Монкевиц, покинувший пределы Совдепии непосредственно с Румынского фронта, почти тотчас же после большевистского переворота, не испытал тех нравственных испытаний, которым подверглись люди, оказавшиеся по воле судьбы под большевистским игом. Его не принуждали выбирать между голодной смертью семьи и собственной честью. Быть может, если бы он на себе лично испытал ужасное разрешение этой дилеммы, он не отнесся бы так строго к Вальтеру. Теперь, когда я пишу эти строки, мысль моя невольно обращается к таинственному исчезновению Монкевица в Фонтенбло в конце октября 1926 года. Он оставил письмо, в котором сообщал о своем решении покончить с собой вследствие запутанности своего материального положения, но тот факт, что тело его не было найдено, и долги, оставленные им и быстро ликвидированные его детьми, далеко не достигали таких размеров, которые могли бы довести человека до отчаяния, оставил широкое поле для всякого рода предположений. Одно из них было, что Монкевиц передался советскому правительству и уехал тайно в Москву. По этому поводу ходили очень упорные слухи, но определенного подтверждения они, насколько мне известно, не получили. Я знал Монкевица в течение тридцати пяти лет, и не верится, чтобы он был способен на подобный шаг. Если же это так, то какая ирония судьбы, если сопоставить содеянное им со строгим осуждением поведения Вальтера!
Оказавшись, как говорится, ни в тех ни в сих, Вальтер попал в очень тяжелое материальное положение, имея к тому же при себе на своем попечении еще сына, юношу семнадцати-восемнадцати лет. Благодаря знанию английского языка ему удалось получить небольшой заработок в качестве преподавателя в школе Берлина, в которой после войны еще не успели пополнить преподавательский персонал природными англичанами. Мне хотелось прийти ему на помощь в приемлемой для него форме, и я предложил ему давать мне ежедневно уроки английского языка. Таким образом я мог соединить приятное с полезным. Когда-то, еще в младшем классе Инженерного училища, я брал приватные уроки английского языка у известного тогда преподавателя, Нурока, но эти занятия продолжались только один год: старик Нурок умер, и уроки прекратились. За тридцать лет сохранились только кое-какие жалкие обрывки, а между тем заседания в междусоюзнической комиссии происходили на английском языке. Правда, были два переводчика, один немецкий, другой французский, но это, конечно, не могло восполнить пробел незнания языка. Узнав о моем предложении Вальтеру, сожитель мой по квартире, доктор Аксенов, и хозяйка дома, мадам Веревкина, присоединились ко мне, и мы втроем решили изучать английский язык. Вальтер сначала не решался принять это предложение, недоумевая, к чему, например, мне на склоне лет понадобилось изучение этого языка, но мне удалось убедить его, что не я ему, а, скорее, он мне окажет услугу своим согласием.

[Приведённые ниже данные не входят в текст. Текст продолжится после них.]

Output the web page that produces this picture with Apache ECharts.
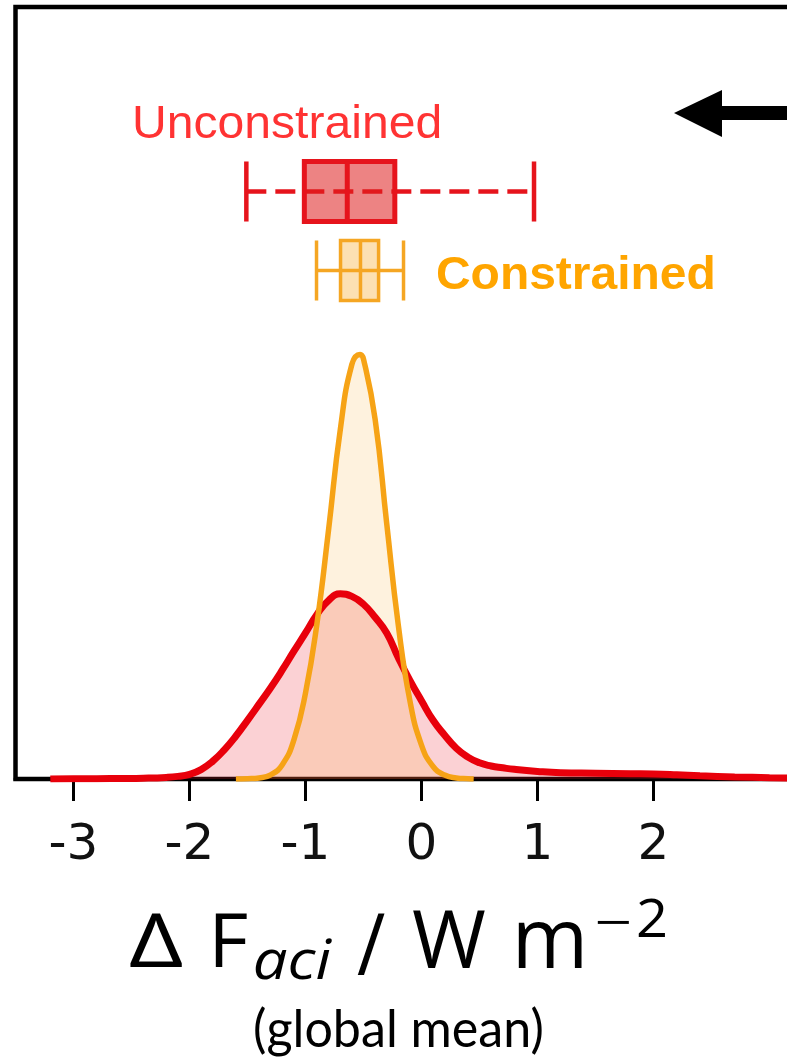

Занимались мы очень регулярно и усердно в течение почти трех месяцев, до отъезда моего из Берлина, и приобретенные знания не раз оказали мне помощь в моих дальнейших странствованиях.
Из числа других лиц, встреченных мной в Германии, упомяну о генерале Квецинском{208}
, бывшим начальником штаба фронта при генерале Эверте. Это был очень почтенный человек, правда, не особенно любимый своими подчиненными за свой педантизм. Но надо отдать ему справедливость, если он был требователен к другим, то не менее строго относился он к самому себе. Я знал его еще со времени Японской войны, во время которой он был военным комиссаром Мукденской провинции. Пост очень трудный и ответственный, он должен был служить посредником между нашими войсками и местным населением. Благодаря своей честности и врожденному чувству справедливости, ему удалось, при полном соблюдении наших интересов, заслужить доверие и расположение китайских властей, что во многом облегчало положение наших войск в чужой стороне.